The English Montreal School Board is once again denouncing the Charter of Values.
Representatives of the largest anglophone school board in the province spoke at provincial hearings on Bill 60 Wednesday afternoon, saying the Charter of Values violates the Education Act.
"What do we tell our students when they can come to a classroom wearing a particular religious symbol but their teacher cannot?" said board chair Angela Mancini.
The board has said repeatedly that the Charter is nothing less than an attempt to bully minorities in Quebec, and that should the law ever come to pass it will not be obeyed.
Bernard Drainville, the minister in charge of the Charter, took umbrage to that statement and tried repeatedly to get the board to back down from its statement.
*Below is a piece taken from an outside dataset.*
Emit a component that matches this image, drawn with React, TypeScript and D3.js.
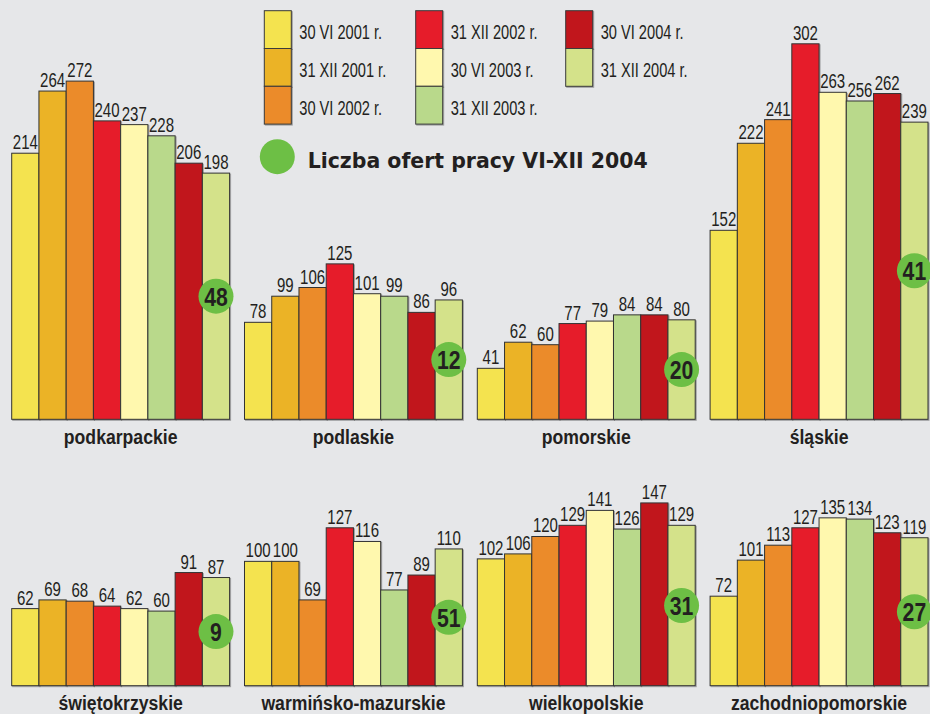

Mancini refused, saying that in the eyes of the most-successful school board on the island of Montreal, the Charter of Values was an unjust law that had to be disobeyed.
The EMSB said in addition to the civil disobedience campaign it would also launch court challenges, contending that Bill 60 violates multiple aspects of the Charters of Rights of Quebec and Canada.
Education Minister Marie Malavoy said it was ungrateful of the school board to disagree with the government.
"We're putting a lot of money in those schools, in those school boards, so I don't understand why they say before we have a law ... we're going to be civil disobedient," said Malavoy.
The Education Minister also disagreed with the EMSB about how 'diversity' can be defined.
"We think diversity means not having any religious signs when you are teaching," said Malavoy.